Sadly, some conservatives are now defending the practice of opinion writers serving as hired guns (hired quills?) for business and lobbying interests. Among others, Iain Murray in The American Spectator and Giovanetti in National Review Online (which, to its credit, has published strong critiques of payola in punditry) claim that a witch-hunt against conservative writers is afoot. Liberal pundits, they whine, are subsidized by the media, major foundations, and the publishing industry, while conservatives and libertarians have nowhere to go but to the corporate trough. It is therefore in the interests of liberals to, in Giovanetti's words, "isolate conservatives from their natural allies in the business community."
The payola defenders pooh-pooh concerns about journalistic ethics. Murray writes that an opinion piece "does not seek to establish a fact, but to win people over to a particular viewpoint or opinion," and should be judged solely by the quality of the argument.

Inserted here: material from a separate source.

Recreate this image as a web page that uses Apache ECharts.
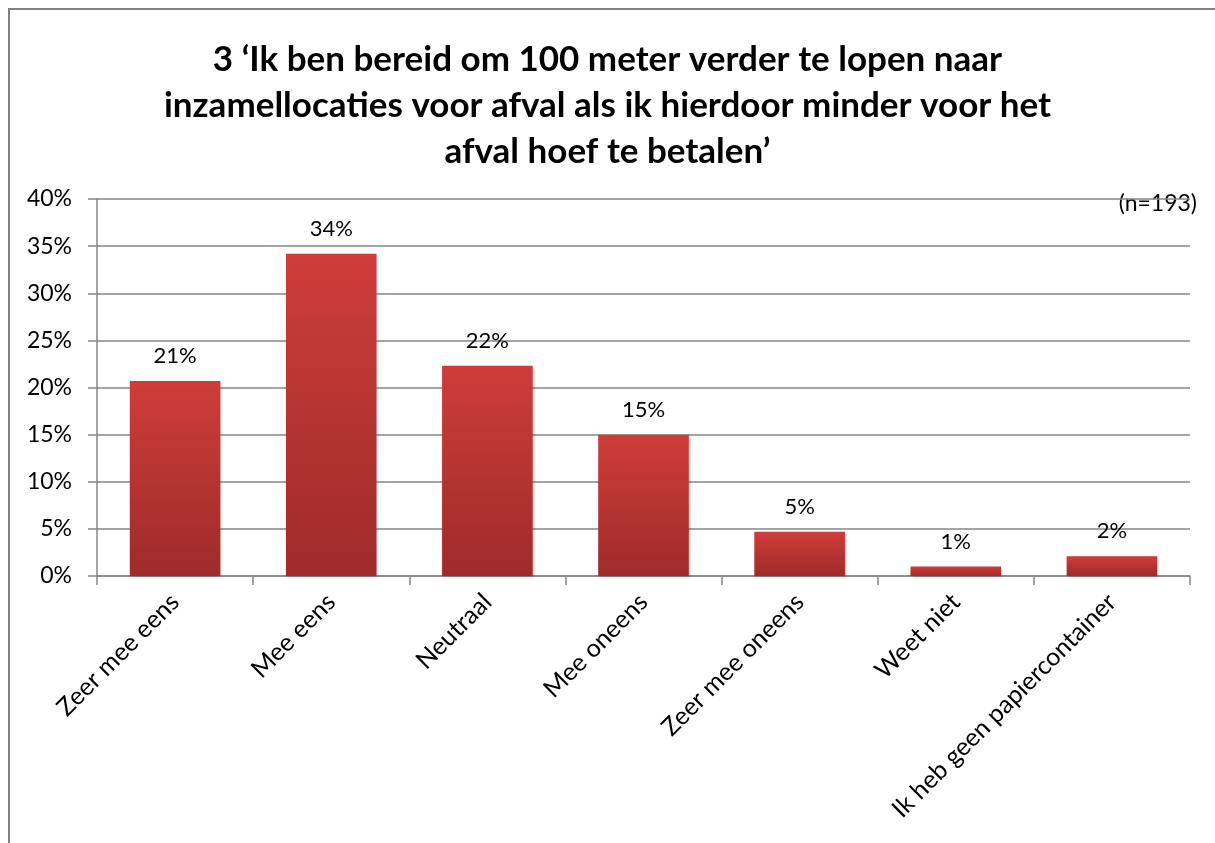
<!DOCTYPE html>
<html>
<head>
<meta charset="utf-8">
<script src="https://cdn.jsdelivr.net/npm/echarts@6/dist/echarts.min.js"></script>
<style>
  html, body { margin: 0; padding: 0; background: #fff; }
  #chart { width: 1215px; height: 843px; }
</style>
</head>
<body>
<div id="chart"></div>
<script>
const categories = ["Zeer mee eens", "Mee eens", "Neutraal", "Mee oneens", "Zeer mee oneens", "Weet niet", "Ik heb geen papiercontainer"];
const shares = [20.7, 34.2, 22.3, 15.0, 4.7, 1.0, 2.1];
const yTicks = [0, 5, 10, 15, 20, 25, 30, 35, 40];

const font = "Lato, 'Open Sans', sans-serif";

const chart = echarts.init(document.getElementById("chart"), null, { renderer: "canvas" });

chart.setOption({
  animation: false,
  backgroundColor: "#ffffff",
  title: {
    text: "3 \u2018Ik ben bereid om 100 meter verder te lopen naar\ninzamellocaties voor afval als ik hierdoor minder voor het\nafval hoef te betalen\u2019",
    left: "center",
    top: 32,
    textStyle: { fontFamily: font, fontSize: 35, fontWeight: "bold", color: "#000", lineHeight: 46 },
  },
  graphic: [
    {
      type: "rect",
      shape: { x: 9, y: 9, width: 1220, height: 850 },
      style: { fill: "none", stroke: "#808080", lineWidth: 2 },
      silent: true,
    },
    {
      type: "text",
      right: 18,
      top: 192,
      style: { text: "(n=193)", font: "23px " + font, fill: "#000" },
    },
  ],
  grid: { left: 97, right: 25, top: 199, bottom: 267 },
  xAxis: {
    type: "category",
    data: categories,
    axisLine: { lineStyle: { color: "#868686", width: 1.5 } },
    axisTick: { show: true, length: 9, lineStyle: { color: "#868686", width: 1.5 } },
    axisLabel: { rotate: 45, interval: 0, margin: 22, color: "#000", fontFamily: font, fontSize: 25 },
  },
  yAxis: {
    type: "value",
    min: yTicks[0],
    max: yTicks[yTicks.length - 1],
    interval: 5,
    axisLine: { show: true, lineStyle: { color: "#868686", width: 1.5 } },
    axisTick: { show: true, length: 9, lineStyle: { color: "#868686", width: 1.5 } },
    axisLabel: { margin: 25, color: "#000", fontFamily: font, fontSize: 23, formatter: (v) => v + "%" },
    splitLine: { lineStyle: { color: "#868686", width: 1.5 } },
  },
  series: [
    {
      type: "bar",
      data: shares,
      barWidth: "58%",
      itemStyle: {
        color: new echarts.graphic.LinearGradient(0, 0, 0, 1, [
          { offset: 0, color: "#ce3d3a" },
          { offset: 1, color: "#9e2b2a" },
        ]),
        shadowColor: "rgba(0,0,0,0.25)",
        shadowBlur: 3,
        shadowOffsetX: 1,
        shadowOffsetY: 1,
      },
      label: {
        show: true,
        position: "top",
        distance: 14,
        color: "#000",
        fontFamily: font,
        fontSize: 22,
        formatter: (p) => Math.round(p.value) + "%",
      },
    },
  ],
});
</script>
</body>
</html>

He asserts that to regard a journalist as tainted by taking money from those on whose behalf he or she argues is an "ad hominem" attack.
The fallacy of this ought to be obvious. An argument should be not only convincing but intellectually honest. Undisclosed financial interest in the slant of an article compromises a writer's intellectual honesty and hence his or her credibility.
In the US anyway, you see a lot of what might otherwise appear to be editorial content of magazines labelled with (advertisement). I assumed it was some sort of legal requirement. In fact, I don't know if it's still the case, but I remember scientific journals where the papers had to be labeled (advertisement) because the authors had to pay the costs of publication (yes, after peer review, we're talking legitimate journals not partisan rags). How does that differ from punditry for pay that they don't have to label it? And how brazen do they have to be to make it so transparently quid pro quo, when it would be so simple to do it with a wink and a nod and plausible deniability, the way politicians and pundits used to do it?
It's refreshing to see an occasional piece of integrity from the right punditsphere. There's an interesting discussion along almost exactly these lines at the site formerly attached to Mark Kleiman, with people trying to distinguish between real and fake think tanks. The fundamental problem of pay-for-say is that the paid hacks aren't getting paid for making a good argument or telling the truth as they see it, they're getting paid for saying what their sponsors want them to. If their intellectual analysis led them to sponsor-neutral or sponsor-hostile conclusions, they'd be out of a job and out of print in short order.
A writer who abandons journalistic ethics in favour of cash for comment is otherwise known as a Public Relations agent. As long as a PR guy doesn't portend himself as an unbiased writer, I don't see the problem. Just put the corporate logos somewhere obvious, OK?
This is a bit like one argument for legalizing performance- enhancing drugs in competitive sports. Legalize p-e drugs (allow pay for say) as long as the competitor (writer) admits to using them (admits to being paid). In sport, this would necessitate parallel competitions, one with drugs and one without and some might worry about the possibly freakish, or dangerous, nature of the former.